Former Majority Leader Tom DeLay, bowing to legal and ethical troubles, said goodbye to the House on Thursday and took a shot at his liberal opponents. Some Democrats walked out during the farewell.

The 11-term Republican from Texas, said it is customary for departing lawmakers to "reminisce about the 'good old days' of political harmony and across-the-aisle camaraderie."

"I can't do that," he said.

"For all its faults, it is partisanship _ based on core principles _ that clarifies our debates, that prevents one party from straying too far from the mainstream and that constantly refreshes our politics with new ideas and new leaders," DeLay said.

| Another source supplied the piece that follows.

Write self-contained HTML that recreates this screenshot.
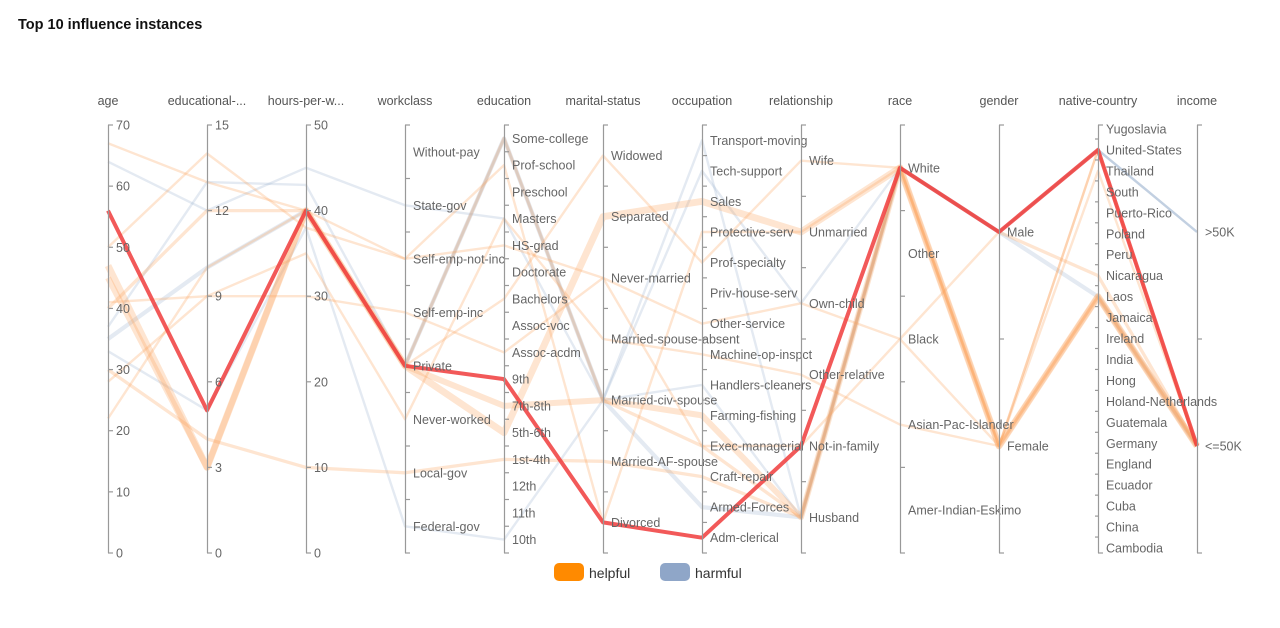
<!DOCTYPE html>
<html><head><meta charset="utf-8">
<style>
body{margin:0;background:#fff;width:1280px;height:628px;overflow:hidden;font-family:"Liberation Sans",sans-serif;}
#title{position:absolute;left:18px;top:17px;font-size:14.5px;font-weight:bold;color:#111;}
svg{position:absolute;left:0;top:0;}
</style></head><body>
<div id="title">Top 10 influence instances</div>
<svg id="chart" width="1280" height="628"></svg>
<script>
const dims = ["age","educational-num","hours-per-week","workclass","education","marital-status","occupation","relationship","race","gender","native-country","income"];
const dimLabels = ["age","educational-...","hours-per-w...","workclass","education","marital-status","occupation","relationship","race","gender","native-country","income"];
const numRanges = {"age":[0,70],"educational-num":[0,15],"hours-per-week":[0,50]};
const numTicks = {"age":[0,10,20,30,40,50,60,70],"educational-num":[0,3,6,9,12,15],"hours-per-week":[0,10,20,30,40,50]};
const workclassCats = ["Without-pay","State-gov","Self-emp-not-inc","Self-emp-inc","Private","Never-worked","Local-gov","Federal-gov"];
const educationCats = ["Some-college","Prof-school","Preschool","Masters","HS-grad","Doctorate","Bachelors","Assoc-voc","Assoc-acdm","9th","7th-8th","5th-6th","1st-4th","12th","11th","10th"];
const maritalCats = ["Widowed","Separated","Never-married","Married-spouse-absent","Married-civ-spouse","Married-AF-spouse","Divorced"];
const occupationCats = ["Transport-moving","Tech-support","Sales","Protective-serv","Prof-specialty","Priv-house-serv","Other-service","Machine-op-inspct","Handlers-cleaners","Farming-fishing","Exec-managerial","Craft-repair","Armed-Forces","Adm-clerical"];
const relationshipCats = ["Wife","Unmarried","Own-child","Other-relative","Not-in-family","Husband"];
const raceCats = ["White","Other","Black","Asian-Pac-Islander","Amer-Indian-Eskimo"];
const genderCats = ["Male","Female"];
const countryCats = ["Yugoslavia","United-States","Thailand","South","Puerto-Rico","Poland","Peru","Nicaragua","Laos","Jamaica","Ireland","India","Hong","Holand-Netherlands","Guatemala","Germany","England","Ecuador","Cuba","China","Cambodia"];
const incomeCats = [">50K","<=50K"];
const catMap = {"workclass":workclassCats,"education":educationCats,"marital-status":maritalCats,"occupation":occupationCats,"relationship":relationshipCats,"race":raceCats,"gender":genderCats,"native-country":countryCats,"income":incomeCats};

const recordTypes = ["harmful","harmful","harmful","harmful","helpful","helpful","helpful","helpful","helpful","helpful","helpful","helpful","helpful","target"];
const recordWeights = [1,1,1,3,1,1,1,6,5,2,1,1,2,4];
const records = [
 [64,12,45,"State-gov","Masters","Married-civ-spouse","Transport-moving","Husband","White","Male","United-States",">50K"],
 [33,5,38,"Federal-gov","10th","Married-civ-spouse","Handlers-cleaners","Husband","White","Male","United-States",">50K"],
 [37,13,43,"Private","Some-college","Married-civ-spouse","Tech-support","Own-child","White","Male","United-States",">50K"],
 [35,10,40,"Private","Some-college","Married-civ-spouse","Armed-Forces","Husband","White","Male","Laos","<=50K"],
 [67,13,40,"Private","Bachelors","Widowed","Prof-specialty","Wife","White","Female","United-States","<=50K"],
 [41,9,30,"Self-emp-inc","Assoc-acdm","Never-married","Other-service","Own-child","Black","Male","United-States","<=50K"],
 [22,10,40,"Self-emp-not-inc","HS-grad","Never-married","Exec-managerial","Not-in-family","Black","Female","United-States","<=50K"],
 [47,3,40,"Private","5th-6th","Separated","Sales","Unmarried","White","Female","Laos","<=50K"],
 [45,3,40,"Private","7th-8th","Married-civ-spouse","Farming-fishing","Husband","White","Female","Laos","<=50K"],
 [30,4,10,"Local-gov","1st-4th","Married-AF-spouse","Craft-repair","Husband","White","Female","Laos","<=50K"],
 [28,9,35,"Never-worked","Masters","Married-spouse-absent","Machine-op-inspct","Other-relative","Asian-Pac-Islander","Female","Thailand","<=50K"],
 [50,14,38,"Self-emp-not-inc","Prof-school","Divorced","Protective-serv","Unmarried","White","Female","Laos","<=50K"],
 [40,12,40,"Private","Some-college","Married-civ-spouse","Exec-managerial","Husband","White","Male","Nicaragua","<=50K"],
 [56,5,40,"Private","9th","Divorced","Adm-clerical","Not-in-family","White","Male","United-States","<=50K"]
];

const NS="http://www.w3.org/2000/svg";
const svg=document.getElementById("chart");
const X0=108, DX=99, TOP=125, BOT=553;
function xPos(i){return X0+i*DX;}
function yPos(dim,v){
  if(numRanges[dim]){const r=numRanges[dim];return BOT-(v-r[0])/(r[1]-r[0])*(BOT-TOP);}
  const c=catMap[dim];
  if(dim==="native-country"){const a=TOP+4,b=BOT-5;return a+(b-a)*c.indexOf(v)/(c.length-1);}
  const b=(BOT-TOP)/c.length;return TOP+b*(c.indexOf(v)+0.5);
}
function mk(tag,attrs,parent){const e=document.createElementNS(NS,tag);for(const k in attrs)e.setAttribute(k,attrs[k]);(parent||svg).appendChild(e);return e;}

const linesG=mk("g",{});
records.forEach((rec,i)=>{
  const t=recordTypes[i];
  const pts=dims.map((d,j)=>xPos(j)+","+yPos(d,rec[j]).toFixed(1)).join(" ");
  let col,op;
  if(t==="target"){col="#f03c3c";op=0.85;}
  else if(t==="helpful"){col="#fba35a";op=0.28;}
  else {col="#9fb3cf";op=0.28;}
  const p=mk("polyline",{points:pts,fill:"none",stroke:col,"stroke-opacity":op,"stroke-width":t==="target"?4:(1.5+recordWeights[i]*0.9),"stroke-linejoin":"round"},linesG);
  
  
});

const axG=mk("g",{});
dims.forEach((d,j)=>{
  const x=xPos(j);
  const g=mk("g",{},axG);
  
  
  const t=mk("text",{x:x,y:105,"text-anchor":"middle","font-size":12.5,fill:"#555"},g);
  t.textContent=dimLabels[j];
  
  
  mk("line",{x1:x+0.5,y1:TOP,x2:x+0.5,y2:BOT,stroke:"#999","stroke-width":1.2},g);
  if(numRanges[d]){
    numTicks[d].forEach(v=>{
      const y=yPos(d,v);
      mk("line",{x1:x,y1:y,x2:x+5,y2:y,stroke:"#999","stroke-width":1.2},g);
      const tl=mk("text",{x:x+8,y:y+4.5,"font-size":12.5,fill:"#666"},g);
      tl.textContent=v;
      
      
    });
  } else {
    const c=catMap[d];
    if(d==="native-country"){
      mk("line",{x1:x,y1:TOP,x2:x+5,y2:TOP,stroke:"#999","stroke-width":1.2},g);
      mk("line",{x1:x,y1:BOT,x2:x+5,y2:BOT,stroke:"#999","stroke-width":1.2},g);
      c.forEach((v,k)=>{if(k===c.length-1)return;const y=yPos(d,v)+10;mk("line",{x1:x-3,y1:y,x2:x,y2:y,stroke:"#999","stroke-width":1.2},g);});
    } else {
      const b=(BOT-TOP)/c.length;
      for(let k=0;k<=c.length;k++){
        const y=TOP+b*k;
        mk("line",{x1:x,y1:y,x2:x+5,y2:y,stroke:"#999","stroke-width":1.2},g);
      }
    }
    c.forEach(v=>{
      const y=yPos(d,v);
      const tl=mk("text",{x:x+8,y:y+4.5,"font-size":12.5,fill:"#666"},g);
      tl.textContent=v;
      
      
    });
  }
});

const lg=mk("g",{});


const legendItems=[["helpful","#ff8a00",554],["harmful","#8fa6c8",660]];
legendItems.forEach(it=>{
  const e=mk("g",{},lg);
  
  
  mk("rect",{x:it[2],y:563,width:30,height:18,rx:5,fill:it[1]},e);
  const t=mk("text",{x:it[2]+35,y:578,"font-size":14,fill:"#333"},e);
  t.textContent=it[0];
});
</script>
</body></html>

Is it more important to "get along", or to pass bills that line up with the desires of the majority of the electorate? I'd say the latter. The voters, through elections, set the strategy for the legislature, and the subsequently elected majority should pay little attention to the minority members -- though keeping in mind that those currently in the majority will eventually be in the minority themselves. Unanimity within the majority party may be something to strive for, but "bipartisanship" shouldn't be the principle thrust of every bill. The majority should focus on passing bills that fit the strategy they were elected to implement.

This is not to say that I advocate partisanship that manifests as rule-breaking, mud-slinging, or "gotcha" politics. Those aren't necessary and can be quite destructive.